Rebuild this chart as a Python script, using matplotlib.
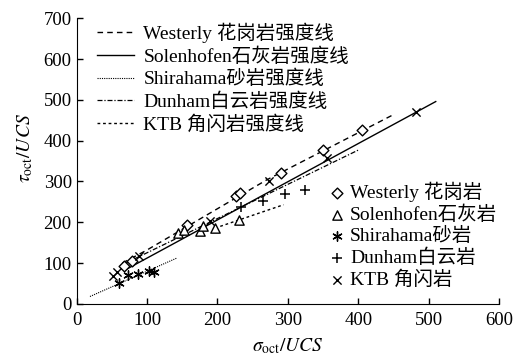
import matplotlib
matplotlib.use('Agg')
import matplotlib.pyplot as plt

plt.rcParams['font.family'] = ['Liberation Serif', 'Noto Sans CJK SC']
plt.rcParams['mathtext.fontset'] = 'stix'

# measured points
west_x = [67, 78, 157, 227, 232, 290, 350, 405]
west_y = [94, 106, 194, 265, 271, 321, 378, 427]
sol_x = [144, 152, 175, 180, 197, 230]
sol_y = [173, 180, 178, 190, 185, 206]
shira_x = [60, 73, 87, 103, 110]
shira_y = [52, 71, 74, 80, 79]
dun_x = [234, 265, 296, 325]
dun_y = [237, 251, 270, 279]
ktb_x = [52, 58, 88, 190, 273, 356, 482]
ktb_y = [69, 79, 118, 203, 300, 357, 471]

# strength lines (end points)
west_lx = [65, 99, 270, 450]
west_ly = [100, 131, 304, 464]
sol_lx = [71, 510]
sol_ly = [85, 496]
shira_lx = [19, 142]
shira_ly = [18, 112]
dun_lx = [70, 400]
dun_ly = [100, 377]
ktb_lx = [204, 294]
ktb_ly = [190, 243]

line_labels = ['Westerly 花岗岩强度线', 'Solenhofen石灰岩强度线', 'Shirahama砂岩强度线',
               'Dunham白云岩强度线', 'KTB 角闪岩强度线']
point_labels = ['Westerly 花岗岩', 'Solenhofen石灰岩', 'Shirahama砂岩', 'Dunham白云岩', 'KTB 角闪岩']

fig = plt.figure(figsize=(5.21, 3.6), dpi=100)
ax = fig.add_axes([0.147, 0.156, 0.811, 0.793])

lines = []
lines += ax.plot(west_lx, west_ly, 'k', lw=1.0, ls=(0, (4, 3)))
lines += ax.plot(sol_lx, sol_ly, 'k', lw=1.0, ls='-')
lines += ax.plot(shira_lx, shira_ly, 'k', lw=0.8, ls=(0, (1, 1)))
lines += ax.plot(dun_lx, dun_ly, 'k', lw=0.9, ls=(0, (4, 1.5, 1, 1.5)))
lines += ax.plot(ktb_lx, ktb_ly, 'k', lw=1.0, ls=(0, (2, 2)))

pts = []
pts.append(ax.scatter(west_x, west_y, marker='D', s=30, facecolors='white', edgecolors='k', lw=1.0, zorder=3))
pts.append(ax.scatter(sol_x, sol_y, marker='^', s=45, facecolors='white', edgecolors='k', lw=1.0, zorder=3))
pts.append(ax.scatter(shira_x, shira_y, marker=(6, 2, 0), s=45, c='k', lw=1.0, zorder=3))
pts.append(ax.scatter(dun_x, dun_y, marker='+', s=60, c='k', lw=1.1, zorder=3))
pts.append(ax.scatter(ktb_x, ktb_y, marker='x', s=35, c='k', lw=1.0, zorder=3))

ax.set_xlim(0, 600)
ax.set_ylim(0, 700)
ax.set_xticks(range(0, 601, 100))
ax.set_yticks(range(0, 701, 100))
ax.spines['top'].set_visible(False)
ax.spines['right'].set_visible(False)
ax.tick_params(direction='in', length=4, labelsize=13.5, width=1)
ax.tick_params(axis='x', pad=6)
ax.set_xlabel(r'$\sigma_{\rm oct}/UCS$', fontsize=14, labelpad=5)
ax.set_ylabel(r'$\tau_{\rm oct}/UCS$', fontsize=14)
ax.yaxis.set_label_coords(-0.099, 0.545)

leg1 = ax.legend(lines, line_labels, loc='upper left', bbox_to_anchor=(0.02, 1.025),
                 frameon=False, fontsize=14, handlelength=1.9, handletextpad=0.5,
                 labelspacing=0.21, borderaxespad=0.2)
ax.add_artist(leg1)
ax.legend(pts, point_labels, loc='center left', bbox_to_anchor=(0.562, 0.24),
          frameon=False, fontsize=14, handlelength=0.6, handletextpad=0.35,
          labelspacing=0.17, scatterpoints=1)

fig.savefig('out.png', dpi=100)
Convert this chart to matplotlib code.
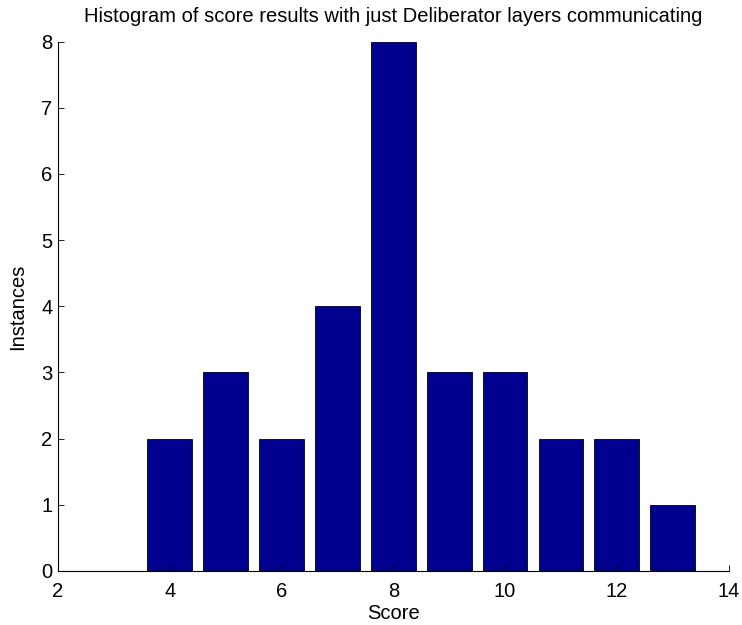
import matplotlib
matplotlib.use("Agg")
from matplotlib import pyplot as plt

scores = [4, 5, 6, 7, 8, 9, 10, 11, 12, 13]
instances = [2, 3, 2, 4, 8, 3, 3, 2, 2, 1]
x_ticks = [2, 4, 6, 8, 10, 12, 14]
y_ticks = [0, 1, 2, 3, 4, 5, 6, 7, 8]

plt.rcParams['font.family'] = ['Liberation Sans', 'DejaVu Sans']

fig = plt.figure(figsize=(7.42, 6.25), dpi=100)
ax = fig.add_axes([0.078, 0.0864, 0.904, 0.847])

ax.bar(scores, instances, width=0.8, color='#00008F', edgecolor='black', linewidth=0.6)

ax.set_xlim(2, 14)
ax.set_ylim(0, 8)
ax.set_xticks(x_ticks)
ax.set_yticks(y_ticks)
ax.tick_params(direction='in', length=4, labelsize=14.5, width=0.6)
ax.tick_params(axis='x', pad=8)
ax.tick_params(axis='y', pad=4)
ax.spines['top'].set_visible(False)
ax.spines['right'].set_visible(False)
for s in ('left', 'bottom'):
    ax.spines[s].set_linewidth(0.8)

ax.set_xlabel('Score', fontsize=14.5, labelpad=2)
ax.set_ylabel('Instances', fontsize=14.5, labelpad=10)
ax.set_title('Histogram of score results with just Deliberator layers communicating', fontsize=14.5, pad=14)

fig.savefig('out.png', dpi=100)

━━━━━━━━━━━━━━━━━━━━

◆ The exercise
Check each line above for the word "this" and copy the ones that have it.

◆ Answer
Rebuild this chart as a Python script, using matplotlib.
Convert this chart to matplotlib code.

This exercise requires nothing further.